What is expected: Copy exactly, and only, the lines starting at the line with "Convert this chart" and ending at the line with "10 Admit Principal". Leave every picture out of the copy.

Information given:
■ ■ ■ ■ ■

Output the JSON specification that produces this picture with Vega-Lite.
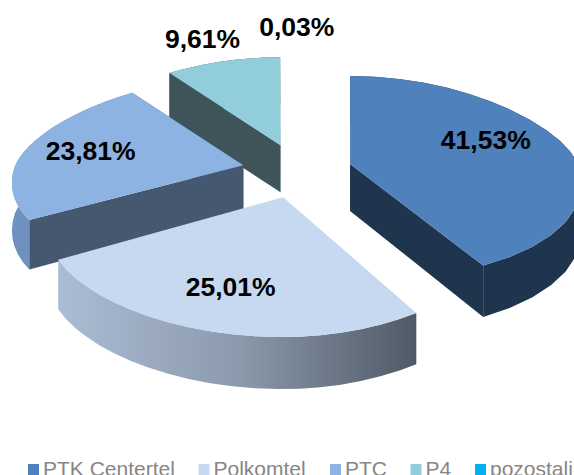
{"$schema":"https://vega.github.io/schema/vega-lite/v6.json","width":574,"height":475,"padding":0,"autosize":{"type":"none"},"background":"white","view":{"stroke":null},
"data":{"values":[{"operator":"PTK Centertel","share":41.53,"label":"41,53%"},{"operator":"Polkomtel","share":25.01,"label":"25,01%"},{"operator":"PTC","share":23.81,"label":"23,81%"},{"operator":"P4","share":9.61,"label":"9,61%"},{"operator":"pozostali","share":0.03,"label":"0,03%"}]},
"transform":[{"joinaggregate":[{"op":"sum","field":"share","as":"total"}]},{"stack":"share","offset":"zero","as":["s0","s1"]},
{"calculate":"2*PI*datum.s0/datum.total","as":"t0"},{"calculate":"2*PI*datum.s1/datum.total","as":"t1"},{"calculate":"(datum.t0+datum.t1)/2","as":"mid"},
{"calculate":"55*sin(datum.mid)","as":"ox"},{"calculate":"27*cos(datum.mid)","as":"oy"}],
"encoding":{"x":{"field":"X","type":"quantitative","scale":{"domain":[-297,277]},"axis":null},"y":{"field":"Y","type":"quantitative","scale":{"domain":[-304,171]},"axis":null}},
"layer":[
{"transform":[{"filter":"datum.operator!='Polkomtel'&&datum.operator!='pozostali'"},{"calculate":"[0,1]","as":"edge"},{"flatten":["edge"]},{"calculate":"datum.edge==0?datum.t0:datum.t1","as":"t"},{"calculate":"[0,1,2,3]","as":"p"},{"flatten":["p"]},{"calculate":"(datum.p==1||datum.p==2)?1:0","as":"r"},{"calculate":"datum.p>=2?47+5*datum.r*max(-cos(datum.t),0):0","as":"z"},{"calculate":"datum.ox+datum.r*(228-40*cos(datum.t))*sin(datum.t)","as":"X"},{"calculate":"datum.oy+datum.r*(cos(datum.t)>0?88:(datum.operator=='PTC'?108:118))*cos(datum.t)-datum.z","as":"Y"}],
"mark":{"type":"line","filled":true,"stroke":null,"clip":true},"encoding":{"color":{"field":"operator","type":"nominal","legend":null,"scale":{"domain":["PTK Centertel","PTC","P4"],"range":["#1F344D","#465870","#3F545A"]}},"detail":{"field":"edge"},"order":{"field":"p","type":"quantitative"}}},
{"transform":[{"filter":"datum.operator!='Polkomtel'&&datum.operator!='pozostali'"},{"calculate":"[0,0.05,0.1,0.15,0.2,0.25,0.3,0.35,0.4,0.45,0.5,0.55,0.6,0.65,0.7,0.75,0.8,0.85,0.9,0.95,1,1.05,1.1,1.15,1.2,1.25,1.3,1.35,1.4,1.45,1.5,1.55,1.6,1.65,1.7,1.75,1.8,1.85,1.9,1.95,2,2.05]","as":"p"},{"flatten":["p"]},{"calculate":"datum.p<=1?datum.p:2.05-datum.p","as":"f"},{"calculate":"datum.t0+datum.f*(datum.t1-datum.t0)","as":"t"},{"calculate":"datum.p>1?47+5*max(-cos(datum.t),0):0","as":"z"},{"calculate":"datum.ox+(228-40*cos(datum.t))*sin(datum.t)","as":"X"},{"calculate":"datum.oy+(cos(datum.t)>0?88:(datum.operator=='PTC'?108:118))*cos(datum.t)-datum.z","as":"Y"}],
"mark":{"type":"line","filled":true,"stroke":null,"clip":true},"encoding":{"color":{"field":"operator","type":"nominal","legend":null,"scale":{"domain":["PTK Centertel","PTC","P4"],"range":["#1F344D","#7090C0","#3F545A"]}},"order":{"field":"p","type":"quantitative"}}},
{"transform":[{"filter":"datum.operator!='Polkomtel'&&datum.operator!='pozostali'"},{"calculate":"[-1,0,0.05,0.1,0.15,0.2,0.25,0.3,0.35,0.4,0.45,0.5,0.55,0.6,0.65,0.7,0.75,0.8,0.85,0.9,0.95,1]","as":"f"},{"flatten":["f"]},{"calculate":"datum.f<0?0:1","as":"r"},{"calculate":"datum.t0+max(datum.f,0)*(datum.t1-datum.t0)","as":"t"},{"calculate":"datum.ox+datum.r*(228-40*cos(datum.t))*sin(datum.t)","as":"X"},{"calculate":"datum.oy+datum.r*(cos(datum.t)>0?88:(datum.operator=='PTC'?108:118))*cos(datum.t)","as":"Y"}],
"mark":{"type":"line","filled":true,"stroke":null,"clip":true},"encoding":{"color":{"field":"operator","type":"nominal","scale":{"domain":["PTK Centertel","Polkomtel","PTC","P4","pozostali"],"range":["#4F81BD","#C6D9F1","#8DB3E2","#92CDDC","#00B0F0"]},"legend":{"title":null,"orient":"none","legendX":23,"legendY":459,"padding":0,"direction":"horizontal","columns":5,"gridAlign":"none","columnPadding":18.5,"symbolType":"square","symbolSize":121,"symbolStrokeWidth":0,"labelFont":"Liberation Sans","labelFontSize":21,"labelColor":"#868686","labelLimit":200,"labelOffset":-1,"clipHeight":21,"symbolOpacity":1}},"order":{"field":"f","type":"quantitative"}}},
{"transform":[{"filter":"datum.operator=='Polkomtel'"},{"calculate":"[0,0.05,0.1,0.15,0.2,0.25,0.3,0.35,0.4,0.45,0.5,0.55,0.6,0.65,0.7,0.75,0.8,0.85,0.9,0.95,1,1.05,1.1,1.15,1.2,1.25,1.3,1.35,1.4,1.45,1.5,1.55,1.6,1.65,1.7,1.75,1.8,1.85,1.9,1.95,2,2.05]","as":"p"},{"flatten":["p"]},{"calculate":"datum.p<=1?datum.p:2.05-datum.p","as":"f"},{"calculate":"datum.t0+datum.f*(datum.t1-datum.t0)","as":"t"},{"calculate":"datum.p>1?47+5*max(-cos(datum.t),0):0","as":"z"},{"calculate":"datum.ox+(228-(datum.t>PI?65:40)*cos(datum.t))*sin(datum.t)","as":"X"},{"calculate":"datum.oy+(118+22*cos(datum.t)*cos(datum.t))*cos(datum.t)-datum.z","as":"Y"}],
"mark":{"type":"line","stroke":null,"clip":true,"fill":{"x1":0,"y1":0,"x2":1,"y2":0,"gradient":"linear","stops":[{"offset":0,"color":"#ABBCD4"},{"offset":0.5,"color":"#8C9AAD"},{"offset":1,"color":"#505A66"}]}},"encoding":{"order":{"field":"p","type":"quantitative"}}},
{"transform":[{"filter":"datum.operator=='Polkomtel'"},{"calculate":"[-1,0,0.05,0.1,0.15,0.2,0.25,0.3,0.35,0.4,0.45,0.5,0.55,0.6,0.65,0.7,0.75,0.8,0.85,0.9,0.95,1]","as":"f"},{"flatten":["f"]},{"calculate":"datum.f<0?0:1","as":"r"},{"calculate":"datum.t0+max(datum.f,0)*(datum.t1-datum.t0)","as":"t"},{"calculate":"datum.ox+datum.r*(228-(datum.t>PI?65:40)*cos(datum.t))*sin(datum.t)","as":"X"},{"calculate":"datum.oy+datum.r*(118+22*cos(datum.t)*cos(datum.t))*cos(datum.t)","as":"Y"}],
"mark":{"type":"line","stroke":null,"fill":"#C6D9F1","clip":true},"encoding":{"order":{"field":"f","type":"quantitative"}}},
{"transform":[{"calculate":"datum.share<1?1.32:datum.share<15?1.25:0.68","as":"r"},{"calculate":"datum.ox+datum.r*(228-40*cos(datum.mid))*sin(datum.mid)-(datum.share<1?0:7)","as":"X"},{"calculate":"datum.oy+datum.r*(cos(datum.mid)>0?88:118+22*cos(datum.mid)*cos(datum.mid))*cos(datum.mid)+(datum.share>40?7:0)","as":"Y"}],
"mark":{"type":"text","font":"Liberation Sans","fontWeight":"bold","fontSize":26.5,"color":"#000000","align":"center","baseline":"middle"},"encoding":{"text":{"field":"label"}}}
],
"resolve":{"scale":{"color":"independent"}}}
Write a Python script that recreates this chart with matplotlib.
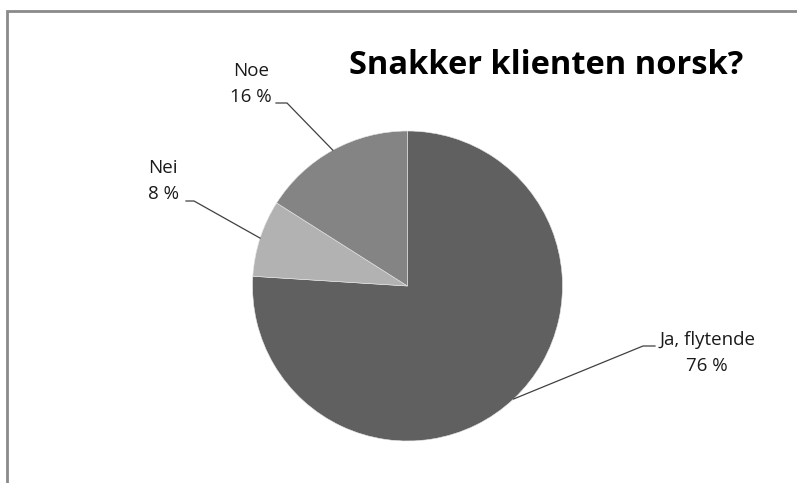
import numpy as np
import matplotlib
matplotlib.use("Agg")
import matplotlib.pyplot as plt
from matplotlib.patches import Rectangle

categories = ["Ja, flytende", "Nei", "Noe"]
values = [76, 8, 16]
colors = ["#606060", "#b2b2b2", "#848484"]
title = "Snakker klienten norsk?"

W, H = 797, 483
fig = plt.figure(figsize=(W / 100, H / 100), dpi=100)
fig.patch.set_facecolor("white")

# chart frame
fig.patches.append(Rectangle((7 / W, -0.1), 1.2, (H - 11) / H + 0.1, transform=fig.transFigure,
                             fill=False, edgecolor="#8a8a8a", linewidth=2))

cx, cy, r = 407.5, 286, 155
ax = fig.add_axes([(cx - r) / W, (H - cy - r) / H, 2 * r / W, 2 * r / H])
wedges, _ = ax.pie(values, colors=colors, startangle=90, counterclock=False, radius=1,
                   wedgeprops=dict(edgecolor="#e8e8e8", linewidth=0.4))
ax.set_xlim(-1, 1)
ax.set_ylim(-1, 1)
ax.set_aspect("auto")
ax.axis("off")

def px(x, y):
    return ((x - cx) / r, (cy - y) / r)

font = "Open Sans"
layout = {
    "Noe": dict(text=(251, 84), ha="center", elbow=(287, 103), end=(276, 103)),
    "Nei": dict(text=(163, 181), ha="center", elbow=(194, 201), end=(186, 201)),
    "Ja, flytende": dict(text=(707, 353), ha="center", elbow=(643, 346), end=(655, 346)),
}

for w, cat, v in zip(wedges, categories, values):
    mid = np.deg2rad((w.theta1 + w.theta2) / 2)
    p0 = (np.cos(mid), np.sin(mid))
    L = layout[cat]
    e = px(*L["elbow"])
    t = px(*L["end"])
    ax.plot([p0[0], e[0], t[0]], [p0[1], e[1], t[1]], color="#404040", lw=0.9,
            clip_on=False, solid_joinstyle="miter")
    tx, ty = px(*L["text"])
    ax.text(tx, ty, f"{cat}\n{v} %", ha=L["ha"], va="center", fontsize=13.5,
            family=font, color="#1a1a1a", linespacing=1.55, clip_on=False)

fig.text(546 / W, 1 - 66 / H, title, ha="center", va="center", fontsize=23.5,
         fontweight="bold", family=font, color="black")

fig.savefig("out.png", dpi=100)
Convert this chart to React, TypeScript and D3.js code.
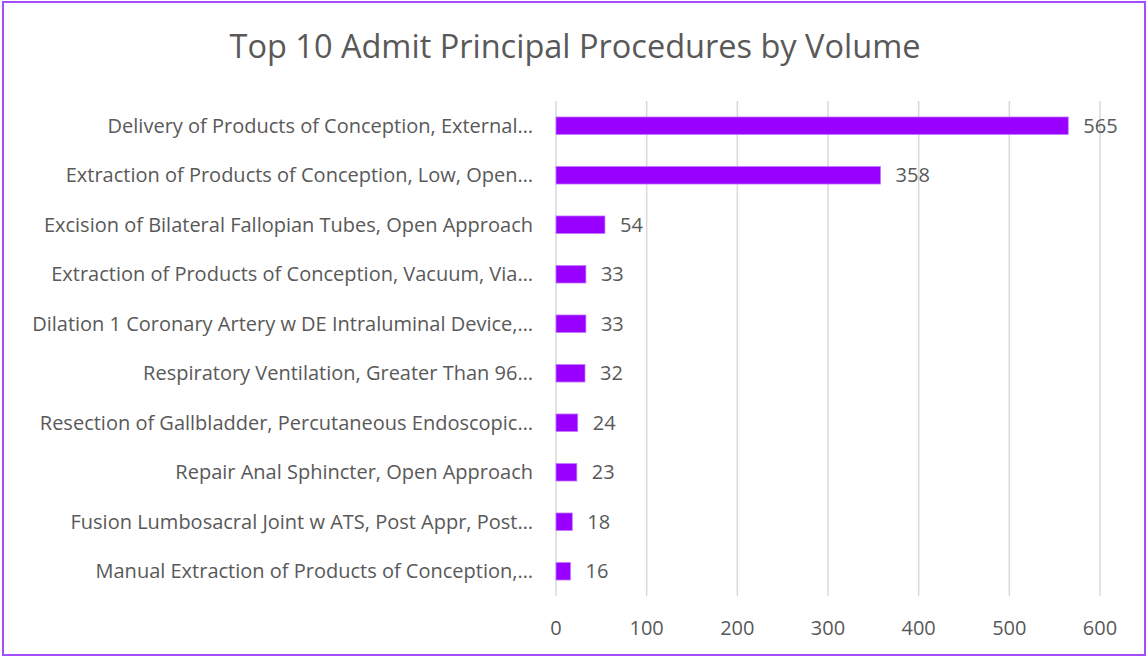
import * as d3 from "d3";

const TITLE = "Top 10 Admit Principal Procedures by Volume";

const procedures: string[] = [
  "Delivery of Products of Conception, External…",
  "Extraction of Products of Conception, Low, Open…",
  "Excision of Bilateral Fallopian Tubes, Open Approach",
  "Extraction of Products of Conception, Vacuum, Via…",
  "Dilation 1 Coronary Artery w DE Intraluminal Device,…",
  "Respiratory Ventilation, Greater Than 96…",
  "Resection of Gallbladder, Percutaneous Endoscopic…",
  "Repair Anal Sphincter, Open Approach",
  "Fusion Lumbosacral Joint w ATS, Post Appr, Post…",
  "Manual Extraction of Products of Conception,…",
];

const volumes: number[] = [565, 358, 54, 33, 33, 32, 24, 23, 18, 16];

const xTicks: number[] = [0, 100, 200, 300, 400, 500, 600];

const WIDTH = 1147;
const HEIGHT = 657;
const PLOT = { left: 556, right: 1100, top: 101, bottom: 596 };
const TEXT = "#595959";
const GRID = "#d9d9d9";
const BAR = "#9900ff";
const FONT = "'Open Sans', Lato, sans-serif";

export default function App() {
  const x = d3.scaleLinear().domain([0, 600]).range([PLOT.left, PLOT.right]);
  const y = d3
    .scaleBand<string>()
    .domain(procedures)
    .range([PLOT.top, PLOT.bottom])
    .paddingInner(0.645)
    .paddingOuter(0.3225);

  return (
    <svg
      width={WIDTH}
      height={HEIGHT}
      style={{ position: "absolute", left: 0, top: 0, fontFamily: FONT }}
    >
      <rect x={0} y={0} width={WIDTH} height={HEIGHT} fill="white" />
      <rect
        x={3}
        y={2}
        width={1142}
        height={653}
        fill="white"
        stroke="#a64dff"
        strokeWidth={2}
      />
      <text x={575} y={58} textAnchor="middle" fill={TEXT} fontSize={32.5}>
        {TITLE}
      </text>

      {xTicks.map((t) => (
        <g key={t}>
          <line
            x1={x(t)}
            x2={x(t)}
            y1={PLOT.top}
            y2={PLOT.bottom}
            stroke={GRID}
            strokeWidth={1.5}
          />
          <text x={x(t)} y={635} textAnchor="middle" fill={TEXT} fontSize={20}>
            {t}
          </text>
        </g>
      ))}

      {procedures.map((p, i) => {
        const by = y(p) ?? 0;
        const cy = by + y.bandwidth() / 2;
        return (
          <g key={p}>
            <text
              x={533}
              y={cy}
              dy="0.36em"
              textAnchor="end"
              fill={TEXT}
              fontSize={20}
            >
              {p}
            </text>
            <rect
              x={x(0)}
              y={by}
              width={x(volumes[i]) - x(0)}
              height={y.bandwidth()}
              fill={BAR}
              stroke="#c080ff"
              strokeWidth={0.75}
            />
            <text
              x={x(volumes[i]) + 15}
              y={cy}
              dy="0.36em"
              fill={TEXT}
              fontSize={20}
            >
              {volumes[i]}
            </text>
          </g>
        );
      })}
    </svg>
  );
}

■ ■ ■ ■ ■

Worked answer:
Convert this chart to React, TypeScript and D3.js code.
import * as d3 from "d3";

const TITLE = "Top 10 Admit Principal Procedures by Volume";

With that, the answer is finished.